Requirement |
Pictures stay out of the copy. Please reproduce only the lines between the one holding "Write the seaborn" and the one holding "ax = fig.add_axes([0.136, 0.2157, 0.847, 0.752])", inclusive.
━━━━━━━━━━━━━━━━
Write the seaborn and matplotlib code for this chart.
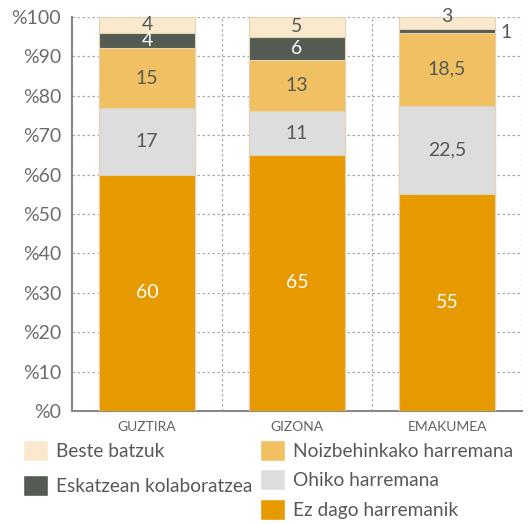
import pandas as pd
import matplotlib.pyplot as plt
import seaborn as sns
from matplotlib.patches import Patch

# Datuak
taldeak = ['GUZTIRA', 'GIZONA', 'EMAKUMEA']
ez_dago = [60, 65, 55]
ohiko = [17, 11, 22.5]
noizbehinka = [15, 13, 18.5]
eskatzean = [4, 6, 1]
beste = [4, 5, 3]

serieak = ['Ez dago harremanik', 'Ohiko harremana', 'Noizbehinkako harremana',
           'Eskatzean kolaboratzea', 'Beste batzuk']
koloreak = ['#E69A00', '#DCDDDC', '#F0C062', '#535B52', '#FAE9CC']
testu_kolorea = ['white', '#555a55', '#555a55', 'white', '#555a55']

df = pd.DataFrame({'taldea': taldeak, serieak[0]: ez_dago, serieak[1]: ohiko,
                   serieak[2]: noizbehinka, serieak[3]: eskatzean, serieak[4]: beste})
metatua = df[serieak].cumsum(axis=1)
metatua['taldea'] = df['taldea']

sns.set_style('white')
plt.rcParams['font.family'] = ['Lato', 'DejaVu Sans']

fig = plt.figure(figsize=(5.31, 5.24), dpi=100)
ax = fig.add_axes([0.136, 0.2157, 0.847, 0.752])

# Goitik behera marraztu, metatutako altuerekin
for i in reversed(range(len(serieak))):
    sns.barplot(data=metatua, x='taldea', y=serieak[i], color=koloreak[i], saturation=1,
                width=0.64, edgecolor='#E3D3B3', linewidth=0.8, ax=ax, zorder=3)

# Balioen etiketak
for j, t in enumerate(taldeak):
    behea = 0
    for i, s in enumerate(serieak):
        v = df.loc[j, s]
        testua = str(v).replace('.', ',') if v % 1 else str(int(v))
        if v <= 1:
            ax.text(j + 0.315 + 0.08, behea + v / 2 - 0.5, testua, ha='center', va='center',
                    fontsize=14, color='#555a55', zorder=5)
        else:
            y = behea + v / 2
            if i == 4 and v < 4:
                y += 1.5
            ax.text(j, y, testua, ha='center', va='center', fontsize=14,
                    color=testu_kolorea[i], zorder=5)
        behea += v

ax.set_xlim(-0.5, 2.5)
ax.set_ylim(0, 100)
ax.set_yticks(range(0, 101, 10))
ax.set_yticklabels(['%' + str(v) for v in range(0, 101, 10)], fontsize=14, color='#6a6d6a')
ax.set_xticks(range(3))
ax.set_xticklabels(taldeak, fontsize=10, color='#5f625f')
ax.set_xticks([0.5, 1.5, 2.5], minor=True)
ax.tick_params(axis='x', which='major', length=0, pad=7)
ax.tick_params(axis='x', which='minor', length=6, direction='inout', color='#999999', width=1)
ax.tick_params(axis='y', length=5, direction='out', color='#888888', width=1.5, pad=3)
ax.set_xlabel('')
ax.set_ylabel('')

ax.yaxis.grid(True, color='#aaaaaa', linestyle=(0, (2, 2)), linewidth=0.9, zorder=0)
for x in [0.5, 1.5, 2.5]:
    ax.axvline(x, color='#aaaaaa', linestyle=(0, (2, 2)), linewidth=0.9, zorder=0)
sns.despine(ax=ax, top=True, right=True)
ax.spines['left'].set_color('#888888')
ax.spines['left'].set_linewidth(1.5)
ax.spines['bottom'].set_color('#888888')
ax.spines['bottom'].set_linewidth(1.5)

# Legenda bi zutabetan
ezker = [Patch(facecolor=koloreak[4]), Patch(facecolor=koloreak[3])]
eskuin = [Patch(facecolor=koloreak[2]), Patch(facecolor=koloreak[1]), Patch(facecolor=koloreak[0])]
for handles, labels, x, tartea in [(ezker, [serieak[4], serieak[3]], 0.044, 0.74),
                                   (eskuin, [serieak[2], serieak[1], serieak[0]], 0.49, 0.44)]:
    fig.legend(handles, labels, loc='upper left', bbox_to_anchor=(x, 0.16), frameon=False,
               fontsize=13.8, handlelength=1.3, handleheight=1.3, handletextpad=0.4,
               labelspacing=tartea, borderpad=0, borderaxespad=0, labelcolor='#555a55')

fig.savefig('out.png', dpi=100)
━━━━━━━━━━━━━━━━
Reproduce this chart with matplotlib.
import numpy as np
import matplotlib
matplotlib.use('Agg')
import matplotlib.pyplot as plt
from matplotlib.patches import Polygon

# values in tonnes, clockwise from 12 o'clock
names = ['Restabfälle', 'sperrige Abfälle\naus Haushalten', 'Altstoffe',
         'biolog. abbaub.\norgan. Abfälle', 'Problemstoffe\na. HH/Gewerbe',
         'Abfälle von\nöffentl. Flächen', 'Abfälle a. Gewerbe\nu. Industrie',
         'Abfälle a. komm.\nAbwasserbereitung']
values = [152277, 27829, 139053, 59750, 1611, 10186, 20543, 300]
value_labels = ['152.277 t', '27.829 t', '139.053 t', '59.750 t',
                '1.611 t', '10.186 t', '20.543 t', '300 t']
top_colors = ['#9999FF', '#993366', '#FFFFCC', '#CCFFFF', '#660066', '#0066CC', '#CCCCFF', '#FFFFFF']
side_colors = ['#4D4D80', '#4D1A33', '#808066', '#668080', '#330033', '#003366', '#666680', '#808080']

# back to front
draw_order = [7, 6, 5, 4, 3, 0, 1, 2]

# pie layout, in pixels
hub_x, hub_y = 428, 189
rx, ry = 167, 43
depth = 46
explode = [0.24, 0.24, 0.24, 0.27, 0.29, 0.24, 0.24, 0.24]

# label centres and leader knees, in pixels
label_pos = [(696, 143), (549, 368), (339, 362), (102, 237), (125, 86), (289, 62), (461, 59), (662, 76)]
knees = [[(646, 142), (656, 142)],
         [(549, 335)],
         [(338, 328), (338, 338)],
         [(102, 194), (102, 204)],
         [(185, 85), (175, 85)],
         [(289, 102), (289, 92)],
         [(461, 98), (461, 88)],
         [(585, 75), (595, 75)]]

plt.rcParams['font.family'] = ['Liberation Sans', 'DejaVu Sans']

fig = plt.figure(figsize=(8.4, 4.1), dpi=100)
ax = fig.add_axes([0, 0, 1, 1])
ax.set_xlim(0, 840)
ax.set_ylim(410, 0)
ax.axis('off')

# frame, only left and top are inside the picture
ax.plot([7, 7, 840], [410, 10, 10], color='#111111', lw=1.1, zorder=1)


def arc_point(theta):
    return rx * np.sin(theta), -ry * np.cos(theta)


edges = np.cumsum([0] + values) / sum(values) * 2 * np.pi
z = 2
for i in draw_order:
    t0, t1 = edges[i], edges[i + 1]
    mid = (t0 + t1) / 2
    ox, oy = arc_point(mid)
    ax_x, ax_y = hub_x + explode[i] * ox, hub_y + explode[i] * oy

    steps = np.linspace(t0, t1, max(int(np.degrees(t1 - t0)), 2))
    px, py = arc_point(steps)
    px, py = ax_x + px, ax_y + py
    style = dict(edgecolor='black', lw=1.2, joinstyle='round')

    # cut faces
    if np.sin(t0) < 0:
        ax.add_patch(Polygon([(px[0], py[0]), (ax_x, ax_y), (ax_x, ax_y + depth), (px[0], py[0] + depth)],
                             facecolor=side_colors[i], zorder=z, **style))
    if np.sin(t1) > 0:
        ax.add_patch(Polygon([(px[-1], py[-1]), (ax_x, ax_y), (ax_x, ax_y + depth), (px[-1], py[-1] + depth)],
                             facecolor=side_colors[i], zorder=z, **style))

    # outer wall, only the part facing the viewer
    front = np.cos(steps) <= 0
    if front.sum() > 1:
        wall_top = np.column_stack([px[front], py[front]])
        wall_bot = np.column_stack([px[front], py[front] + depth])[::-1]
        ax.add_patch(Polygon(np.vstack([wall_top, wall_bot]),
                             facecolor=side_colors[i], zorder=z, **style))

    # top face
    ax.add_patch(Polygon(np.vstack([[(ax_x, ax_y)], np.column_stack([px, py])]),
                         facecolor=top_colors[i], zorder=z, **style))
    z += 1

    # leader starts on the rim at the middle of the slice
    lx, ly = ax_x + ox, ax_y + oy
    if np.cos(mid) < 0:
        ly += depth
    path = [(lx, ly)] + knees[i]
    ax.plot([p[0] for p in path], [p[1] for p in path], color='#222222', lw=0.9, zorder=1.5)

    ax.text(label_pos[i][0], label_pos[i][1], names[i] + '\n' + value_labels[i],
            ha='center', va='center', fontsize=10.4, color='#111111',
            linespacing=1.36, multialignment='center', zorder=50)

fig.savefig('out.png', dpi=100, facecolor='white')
━━━━━━━━━━━━━━━━
Task answer |
Write the seaborn and matplotlib code for this chart.
import pandas as pd
import matplotlib.pyplot as plt
import seaborn as sns
from matplotlib.patches import Patch

# Datuak
taldeak = ['GUZTIRA', 'GIZONA', 'EMAKUMEA']
ez_dago = [60, 65, 55]
ohiko = [17, 11, 22.5]
noizbehinka = [15, 13, 18.5]
eskatzean = [4, 6, 1]
beste = [4, 5, 3]

serieak = ['Ez dago harremanik', 'Ohiko harremana', 'Noizbehinkako harremana',
           'Eskatzean kolaboratzea', 'Beste batzuk']
koloreak = ['#E69A00', '#DCDDDC', '#F0C062', '#535B52', '#FAE9CC']
testu_kolorea = ['white', '#555a55', '#555a55', 'white', '#555a55']

df = pd.DataFrame({'taldea': taldeak, serieak[0]: ez_dago, serieak[1]: ohiko,
                   serieak[2]: noizbehinka, serieak[3]: eskatzean, serieak[4]: beste})
metatua = df[serieak].cumsum(axis=1)
metatua['taldea'] = df['taldea']

sns.set_style('white')
plt.rcParams['font.family'] = ['Lato', 'DejaVu Sans']

fig = plt.figure(figsize=(5.31, 5.24), dpi=100)
ax = fig.add_axes([0.136, 0.2157, 0.847, 0.752])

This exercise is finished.